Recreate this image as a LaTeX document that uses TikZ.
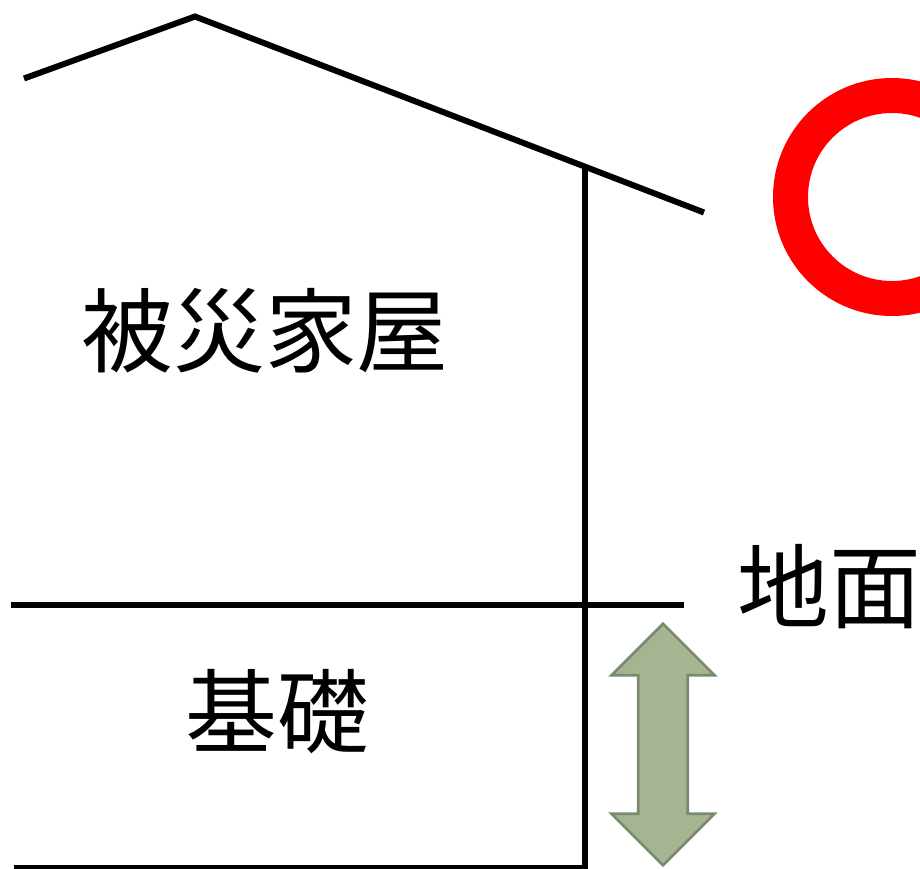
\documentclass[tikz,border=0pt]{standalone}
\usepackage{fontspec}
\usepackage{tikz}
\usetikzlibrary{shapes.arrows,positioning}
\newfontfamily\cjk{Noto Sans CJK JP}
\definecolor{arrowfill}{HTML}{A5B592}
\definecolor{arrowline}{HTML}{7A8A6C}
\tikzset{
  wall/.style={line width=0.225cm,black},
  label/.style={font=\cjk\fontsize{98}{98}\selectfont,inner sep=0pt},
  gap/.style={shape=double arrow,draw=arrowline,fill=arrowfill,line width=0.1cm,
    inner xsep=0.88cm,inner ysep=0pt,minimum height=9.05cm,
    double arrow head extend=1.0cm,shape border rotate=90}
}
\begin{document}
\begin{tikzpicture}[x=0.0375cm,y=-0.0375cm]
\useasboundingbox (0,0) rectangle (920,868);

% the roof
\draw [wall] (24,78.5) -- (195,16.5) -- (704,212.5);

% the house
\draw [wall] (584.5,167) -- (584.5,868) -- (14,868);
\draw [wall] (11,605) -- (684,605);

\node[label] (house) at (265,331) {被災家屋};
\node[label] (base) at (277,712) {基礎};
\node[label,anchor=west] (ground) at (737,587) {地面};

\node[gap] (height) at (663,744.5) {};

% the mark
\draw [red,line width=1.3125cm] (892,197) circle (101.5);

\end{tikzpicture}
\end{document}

__WHAT YOU SHOULD DO__. Repeat exactly and only the lines from the start of the data above through the line that holds "(0,0) rectangle (920,868);", inclusive. Pictures do not belong in the copy.

__EXERCISE RESPONSE__.
Recreate this image as a LaTeX document that uses TikZ.
\documentclass[tikz,border=0pt]{standalone}
\usepackage{fontspec}
\usepackage{tikz}
\usetikzlibrary{shapes.arrows,positioning}
\newfontfamily\cjk{Noto Sans CJK JP}
\definecolor{arrowfill}{HTML}{A5B592}
\definecolor{arrowline}{HTML}{7A8A6C}
\tikzset{
  wall/.style={line width=0.225cm,black},
  label/.style={font=\cjk\fontsize{98}{98}\selectfont,inner sep=0pt},
  gap/.style={shape=double arrow,draw=arrowline,fill=arrowfill,line width=0.1cm,
    inner xsep=0.88cm,inner ysep=0pt,minimum height=9.05cm,
    double arrow head extend=1.0cm,shape border rotate=90}
}
\begin{document}
\begin{tikzpicture}[x=0.0375cm,y=-0.0375cm]
\useasboundingbox (0,0) rectangle (920,868);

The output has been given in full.